Anonymous Was A Woman

 

I have a theory that the rise of domestic violence is directly influenced by the rise of women’s rights and our push for equality.

Many women in the public eye and are afraid to say they’re feminists, yet they benefit from those who marched and starved for their right to vote.

They say they believe in equal rights, which is fine in theory but until women are paid the same as men, then I’m a feminist working towards equality. I just don’t see them walking the talk but they reap the benefits.

There is a type of woman who side with sexist men because they are afraid of being bullied for demanding equality. They say, ‘Don’t demonise men, not all men hurt women.’

No, not all men do, but the statistics of women dying in domestic violence in Australia is at an all-time high right now.

Australia is a parochial country that seems to struggle with women at the top of anything, except a dance podium.

The Crime Statistics Agency (CSA) has released state data for the past year, which showed an 8 per cent increase in the number of family incidents, with 69,442 cases.

There has been an upward trend in the number of family incidents over the past five years, with a 65 per cent increase since 2011.

But in the past five years, more and more women are stepping out from behind men in their careers, and in public life, and asking to be respected on their merit.

More women are stating they won’t be silenced with a punch to the face, threats of rape or objectification. More women are saying no to being held as a prisoner in their own home. More women and asking to be represented in government, and to be paid the same wage as a man who does the same job. More women are asking for men to be included in their children’s lives and to be present in their celebrations and sick days.

And more women are dying,  by the men they have held accountable.

In five years, more women have asked for equal rights, control over our bodies, to be considered for jobs that historically would go to men, and to be represented in government. And in five years domestic violence has gone up 65%.

Think about it for a moment.

The epidemic of violence needs to start with an education campaign that women are a man’s equal. That men and woman should respect each other. That neither is better than the other. That both matter. Start this now with children in schools and in the home. Start it now and in a generation, we may manage to conquer this disaster.

In some ways, I think every one of the 66 women who have died this year at the hands of a man they knew, are suffragettes. Their deaths have highlighted the incredible epidemic of anger and fear in many men, as we fight for our right to exist beyond being a vessel for children and a housemaid.

With every step forward a woman takes into a boardroom, an operating theatre, or into a courtroom, there is a man who is shaking his head in disbelief. There is a man who is spewing venom that a woman got ‘his’ promotion just because she has a vagina, or a man who is sending abusive texts to his ex-wife because she had the courage to say she will not be treated like a chattel. There is a man who refuses to obey a court order to stay away from his wife because she is his, and his alone.  There is a man who asks his partner to explain every credit card charge, as it’s ‘his’ money. A man who berates her for not giving him enough sex in front of her family and friends. A man who burns her possessions when she leaves him. A man who kills her so no one else can have her.

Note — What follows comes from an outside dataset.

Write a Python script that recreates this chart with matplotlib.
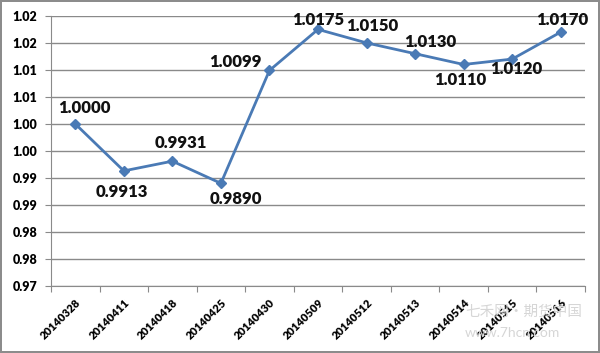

I believe the answer to this godawful situation is refuse to be silenced and ask for more reinforces while we are at battle. To ask for more women to represent me in places of note. To  ensure the Minister for Women is not a man! To allow women to make their own choices for their bodies and their careers. To make men accountable when they try and push us down. To make safe places for women and children to be until the partner is arrested. To make it harder for them to get to the woman. To act quickly on threats and to stand up for those who have been beaten down.

Right now, we are in a war of the sexes. Some men are fighting with us, many are not.  I have been called cynical by men at work because I don’t agree with their opinion. I have been called bossy, because I get stuff done. I have been called ugly, fat, and stupid when they can’t think of another way to argue with my opinion. I have been told to shut up, been told ‘a wife isn’t worth listening to’ by a teenage orthodox Jewish kid, and I have been told I’m a bad mother for working and having a nanny.

Yesterday I was bullied by a tabloid columnist after asking her why she wrote that poor ‘unsuitable’ women are to blame for domestic violence and that they choose to be on welfare and breed with ‘feckless’ men.

(Is she Jane Austen? The use of the words unsuitable and feckless are hilariously out of touch.)

Her article turned into a shitstorm on the internet, and instead of arguing, she became defensive and combative. She is one the women who benefited from those who fought for her rights, yet she refuses to call herself a feminist. She blames women without money or opportunity for allowing themselves for being hit, and for choosing the wrong men. She chooses to deliberately ignores the many men from middle and upper classes, and probably her some of her peers, who hurt their families.

She insulted and bullied a domestic violence survivor and advocate, and retweeted every one of the few supportive comments, to attempt to shore up her ignorant argument.

She then blocked me and sent her right wing cronies out to lynch me online.

It didn’t work. I won’t be silenced. One of them tried to insult me by calling me a whinging feminist.

‘Too right I am. Thanks for noticing.’ I responded.

And I won’t be silenced.

My name is Kate. I am a feminist. I will stand up for you until you’re strong enough to stand up for yourself.